NASCAR Looses A Treasure

Raymond Parks

Raymond Parks, the pioneering car owner who was at the meeting where NASCAR was formed and won the sport’s first two championships, died Sunday, the sanctioning body confirmed. He was 96.

“The NASCAR community is saddened by the passing of Raymond Parks,” NASCAR chairman Brian France said in a statement. “Raymond was instrumental in the creation of NASCAR as a participant in the historic meeting at the Streamline Hotel in Daytona Beach. He was also our first championship owner. Raymond is a giant in the history of NASCAR and will always be remembered for his dedication to NASCAR.”

The godfather of a Prohibition-era moonshine empire who later went legitimate and became a successful businessman, Parks had a short tenure in NASCAR, but made an indelible mark. He ran what was very much the sport’s first professional organization, and teamed with driver Red Byron to win the inaugural modified championship in 1948 followed by the first “strictly stock” — the forerunner to today’s Cup Series — a year later.

“That really was the Hendrick [Motorsports] of its day,” NASCAR historian Buz McKim said last year of Parks’ team. “He always had the best of equipment, the best drivers, the best mechanics. He always made sure the cars were totally spotless when they came to the track. That’s just the way he did things.”

Parks was the last living member of the group that gathered at the Streamline Hotel in Daytona Beach., Fla., to form NASCAR in 1947. A quiet, mild-mannered Atlanta resident who was always impeccably dressed in a Fedora and wool suit, Parks ran both a north Georgia moonshine network and an illegal lottery locals called “the bug.” He served nine months in federal prison on conspiracy charges, and like many other wealthy men of his time, took a liking to fast cars.

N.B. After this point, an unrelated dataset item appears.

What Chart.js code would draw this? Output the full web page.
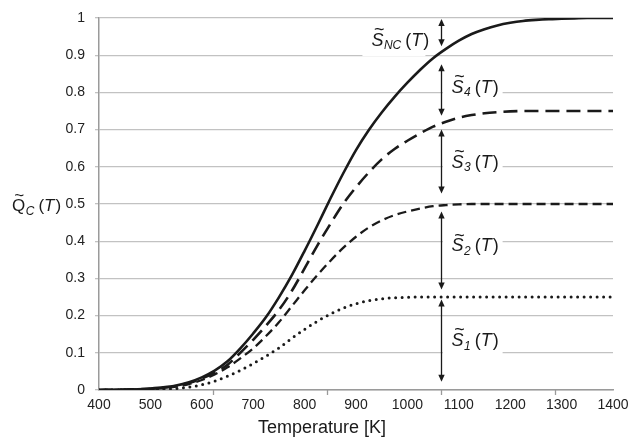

Parks, who fought in World War II at the Battle of the Bulge, eventually went legitimate and built a wholly legal financial kingdom based on real estate and vending machines. If there was a cigarette or pinball machine in Atlanta, Parks likely owned it. He owned gas stations and convenience stores, and ultimately sold some of his properties to Georgia Tech.

Parks began to field cars on a ragtag Southern racing circuit for two of his cousins, Lloyd Seay and Roy Hall, but they were also moonshiners, and they often tested Parks’ patience. Seay was ultimately shot to death, and Hall was in and out of jail. So when Parks was introduced to the cerebral, meticulous Byron, like Parks a war veteran who took pains — literally, given a leg left withered by Japanese shrapnel — to present himself a certain way in public, it was a perfect match.

Together with ace mechanic Red Vogt, they formed the first great team in NASCAR history. Parks and Byron would also form a company together called Overseas Motorsports that imported cars from England. Parks occasionally butted heads with NASCAR founder Bill France Sr., and eventually scaled back his involvement. He fielded cars for Fonty Flock and Curtis Turner for a handful of starts in the mid-1950s, but soon disappeared from the sport.

Parks, who in his later years was deaf and had difficulty speaking, in 2007 donated a number of his trophies to the NASCAR Hall of Fame, and many see him as a strong candidate for enshrinement to the hall’s second class next year.

It is really too bad that NASCAR did not elect Parks in the first class of inductees to the NASCAR Hall of Fame last month.  It is the view of WOMR that the initial class of inductees should have been extraordinarily large to accommodate the pioneers and founding fathers of NASCAR,  Now the last one of the founding fathers has passed away without seeing the “fruits of his labor”!